Es müssten also anderweitig Sicherheitsgarantien gegeben werden. In einem gemeinsamen Statement von europäischen Staats- und Regierungschefs sowie der EU am Samstag wird das Thema aufgegriffen. Darin heißt es, die "Koalition der Willigen", sei bereit, eine aktive Rolle zu spielen. Zudem schreiben die Politiker: "Es dürfen keine Einschränkungen für die ukrainischen Streitkräfte oder für ihre Zusammenarbeit mit Drittstaaten bestehen. Russland darf kein Vetorecht gegen den Weg der Ukraine in die EU und die Nato haben."

Allerdings ist es unrealistisch, dass Russland diese Forderungen akzeptiert. "Die einzige Sicherung, die dann bleibt, ist eine maximale Hochrüstung der Ukraine, wodurch ein möglicher zukünftiger Angriff Russlands abgeschreckt werden könnte", sagt Mangott. Allerdings werde Putin sich auch darauf keineswegs einlassen.
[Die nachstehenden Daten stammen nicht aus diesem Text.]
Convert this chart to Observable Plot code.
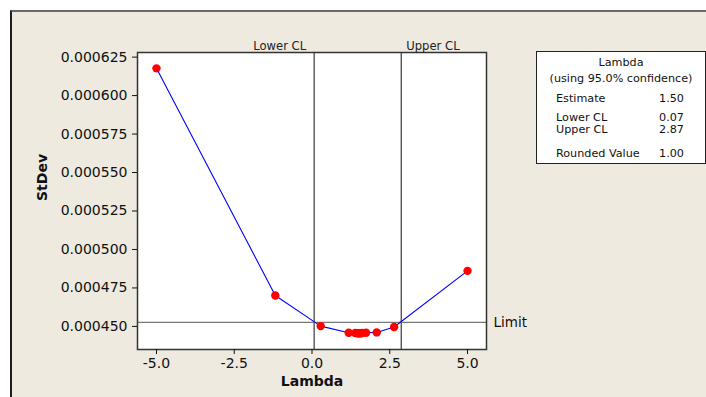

Friedensvertrag unter Zwang ist nichtig

Schließlich bliebe bei Verhandlungen über einen Friedensvertrag ein völkerrechtliches Problem, das sich aber auch ganz praktisch stellt. Markus Kotzur, Völkerrechtsprofessor an der Uni Hamburg, erklärte dem Fachportal "Beck aktuell" im Januar, dass "Verträge, die unter Zwang zustande gekommen sind, von Anfang an nichtig sind". So stehe es in der Wiener Vertragsrechtskonvention. "Das ist bei Friedensverträgen eine besonders schwierige Geschichte, weil man schnell das Gefühl hat, dass ein Aggressor der unterlegenen Partei eine Regelung aufnötigt", so Kotzur.

Wie soll festgestellt werden, dass Selenskyj aus freien Stücken einem möglichen Friedensvertrag mit Gebietsabtretungen zustimmt? Bei Druck aus den USA – ausgeübt über die drohende Einstellung der Unterstützung – und militärischem Druck aus Russland ist das kaum möglich. Trump und Putin wäre das völkerrechtliche Problem wahrscheinlich aber egal.

So oder so scheint sich eine bittere Erkenntnis nach dem Alaska-Gipfel zu verfestigen: Egal, ob es am Ende einen Friedensvertrag gibt, einen Waffenstillstand oder weitere Kämpfe – die von Russland besetzten Gebiete wird die Ukraine wahrscheinlich nicht zurückerhalten können.